§ **Your goal**
Extract only the first line of the listing and every line after it up to and including the one with "const awcErr = [0.010, 0.010, 0.010, 0.010, 0.010];". Omit the pictures.

§ **Data excerpt**
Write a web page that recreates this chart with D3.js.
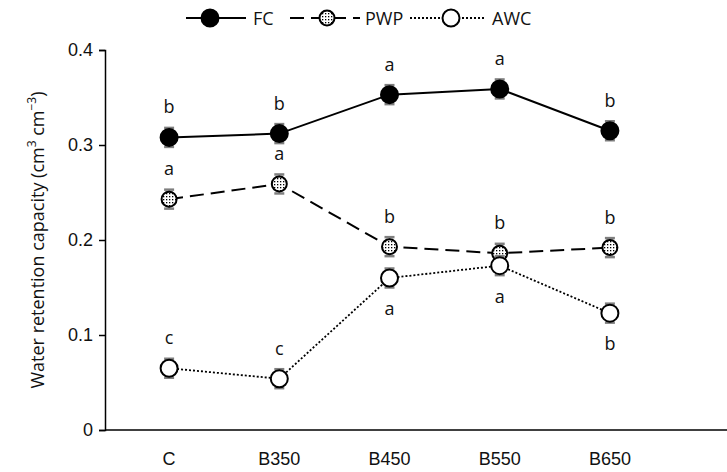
<!DOCTYPE html>
<html>
<head>
<meta charset="utf-8">
<script src="https://cdn.jsdelivr.net/npm/d3@7"></script>
<style>
  html, body { margin: 0; padding: 0; background: #fff; }
  svg { display: block; font-family: "Open Sans", "Noto Sans", sans-serif; }
</style>
</head>
<body>
<svg id="chart" width="727" height="472"></svg>
<script>
// Treatments along the x axis
const categories = ["C", "B350", "B450", "B550", "B650"];

// Field capacity, permanent wilting point, available water capacity (cm3 cm-3)
const fcValues  = [0.308, 0.312, 0.353, 0.359, 0.315];
const pwpValues = [0.243, 0.259, 0.193, 0.186, 0.192];
const awcValues = [0.065, 0.054, 0.160, 0.173, 0.123];

// Standard errors
const fcErr  = [0.010, 0.010, 0.010, 0.010, 0.010];
const pwpErr = [0.010, 0.010, 0.010, 0.010, 0.010];
const awcErr = [0.010, 0.010, 0.010, 0.010, 0.010];

// Significance letters
const fcLetters  = ["b", "b", "a", "a", "b"];
const pwpLetters = ["a", "a", "b", "b", "b"];
const awcLetters = ["c", "c", "a", "a", "b"];
// Letter placement: above or below the point
const awcLetterPos = ["above", "above", "below", "below", "below"];

const yTicks = [0, 0.1, 0.2, 0.3, 0.4];
const seriesNames = ["FC", "PWP", "AWC"];

const svg = d3.select("#chart");
const axisLeft = 105, axisBottom = 430, axisTop = 50;

const x = d3.scaleBand().domain(categories).range([114, 665]).padding(0);
const y = d3.scaleLinear().domain([0, 0.4]).range([axisBottom, axisTop]);
const cx = c => x(c) + x.bandwidth() / 2;

// Stipple pattern used for PWP markers
const defs = svg.append("defs");
const pat = defs.append("pattern").attr("id", "stipple")
  .attr("width", 3).attr("height", 3).attr("patternUnits", "userSpaceOnUse");
pat.append("rect").attr("width", 3).attr("height", 3).attr("fill", "#fff");
pat.append("rect").attr("x", 1).attr("y", 1).attr("width", 1.3).attr("height", 1.3).attr("fill", "#000");

// Axes
const yAxis = d3.axisLeft(y).tickValues(yTicks).tickSize(6).tickPadding(6)
  .tickFormat(d => d === 0 ? "0" : d3.format(".1f")(d));
const gy = svg.append("g").attr("transform", `translate(${axisLeft},0)`).call(yAxis);
gy.select(".domain").attr("stroke", "#000").attr("stroke-width", 1.5);
gy.selectAll(".tick line").attr("stroke", "#000").attr("stroke-width", 1.5);
gy.selectAll(".tick text").attr("font-size", 18).attr("fill", "#111");

const xAxis = d3.axisBottom(x).tickSize(0).tickPadding(22);
const gx = svg.append("g").attr("transform", `translate(0,${axisBottom})`).call(xAxis);
gx.select(".domain").attr("d", `M${axisLeft},0H727`).attr("stroke", "#000").attr("stroke-width", 1.5);
gx.selectAll(".tick text").attr("font-size", 18).attr("fill", "#111");

// Y axis title
const yTitle = svg.append("text")
  .attr("transform", `translate(44,${(axisTop + axisBottom) / 2}) rotate(-90)`)
  .attr("text-anchor", "middle").attr("font-size", 18).attr("fill", "#111");
yTitle.append("tspan").text("Water retention capacity (cm");
yTitle.append("tspan").attr("baseline-shift", "super").attr("font-size", 12).text("3");
yTitle.append("tspan").text(" cm");
yTitle.append("tspan").attr("baseline-shift", "super").attr("font-size", 12).text("−3");
yTitle.append("tspan").text(")");

const series = [
  { name: "FC",  vals: fcValues,  err: fcErr,  letters: fcLetters,  pos: categories.map(() => "above"),
    dash: null, width: 2, r: 8.5, fill: "#000" },
  { name: "PWP", vals: pwpValues, err: pwpErr, letters: pwpLetters, pos: categories.map(() => "above"),
    dash: "14,7", width: 2, r: 7.5, fill: "url(#stipple)" },
  { name: "AWC", vals: awcValues, err: awcErr, letters: awcLetters, pos: awcLetterPos,
    dash: "2,2", width: 1.8, r: 8.5, fill: "#fff" }
];

const line = d3.line().x((d, i) => cx(categories[i])).y(d => y(d));

series.forEach(s => {
  svg.append("path").datum(s.vals)
    .attr("d", line).attr("fill", "none").attr("stroke", "#000")
    .attr("stroke-width", s.width).attr("stroke-dasharray", s.dash);
});

series.forEach(s => {
  const g = svg.append("g");
  // error bars
  s.vals.forEach((v, i) => {
    const px = cx(categories[i]);
    const y1 = y(v + s.err[i]), y2 = y(v - s.err[i]);
    g.append("line").attr("x1", px).attr("x2", px).attr("y1", y1).attr("y2", y2)
      .attr("stroke", "#7f7f7f").attr("stroke-width", 1.5);
    [y1, y2].forEach(yy => g.append("line").attr("x1", px - 5).attr("x2", px + 5)
      .attr("y1", yy).attr("y2", yy).attr("stroke", "#7f7f7f").attr("stroke-width", 2.5));
  });
  // markers
  g.selectAll("circle").data(s.vals).join("circle")
    .attr("cx", (d, i) => cx(categories[i])).attr("cy", d => y(d)).attr("r", s.r)
    .attr("fill", s.fill).attr("stroke", "#000").attr("stroke-width", 2);
  // letters
  g.selectAll("text.letter").data(s.vals).join("text").attr("class", "letter")
    .attr("x", (d, i) => cx(categories[i]))
    .attr("y", (d, i) => s.pos[i] === "above" ? y(d) - 24 : y(d) + 37)
    .attr("text-anchor", "middle").attr("font-size", 18).attr("fill", "#111")
    .text((d, i) => s.letters[i]);
});

// Legend
const legendY = 18;
const legendItems = [
  { s: series[0], x1: 186, xm: 210, x2: 246, tx: 253 },
  { s: series[1], x1: 290, xm: 327, x2: 360, tx: 365 },
  { s: series[2], x1: 410, xm: 451, x2: 484, tx: 492 }
];
legendItems.forEach(it => {
  const g = svg.append("g");
  g.append("line").attr("x1", it.x1).attr("x2", it.x2).attr("y1", legendY).attr("y2", legendY)
    .attr("stroke", "#000").attr("stroke-width", it.s.width).attr("stroke-dasharray", it.s.dash);
  g.append("circle").attr("cx", it.xm).attr("cy", legendY).attr("r", it.s.r)
    .attr("fill", it.s.fill).attr("stroke", "#000").attr("stroke-width", 2);
  g.append("text").attr("x", it.tx).attr("y", legendY + 6.5).attr("font-size", 18).attr("fill", "#111")
    .text(it.s.name);
});
</script>
</body>
</html>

§ **Exercise result**
Write a web page that recreates this chart with D3.js.
<!DOCTYPE html>
<html>
<head>
<meta charset="utf-8">
<script src="https://cdn.jsdelivr.net/npm/d3@7"></script>
<style>
  html, body { margin: 0; padding: 0; background: #fff; }
  svg { display: block; font-family: "Open Sans", "Noto Sans", sans-serif; }
</style>
</head>
<body>
<svg id="chart" width="727" height="472"></svg>
<script>
// Treatments along the x axis
const categories = ["C", "B350", "B450", "B550", "B650"];

// Field capacity, permanent wilting point, available water capacity (cm3 cm-3)
const fcValues  = [0.308, 0.312, 0.353, 0.359, 0.315];
const pwpValues = [0.243, 0.259, 0.193, 0.186, 0.192];
const awcValues = [0.065, 0.054, 0.160, 0.173, 0.123];

// Standard errors
const fcErr  = [0.010, 0.010, 0.010, 0.010, 0.010];
const pwpErr = [0.010, 0.010, 0.010, 0.010, 0.010];
const awcErr = [0.010, 0.010, 0.010, 0.010, 0.010];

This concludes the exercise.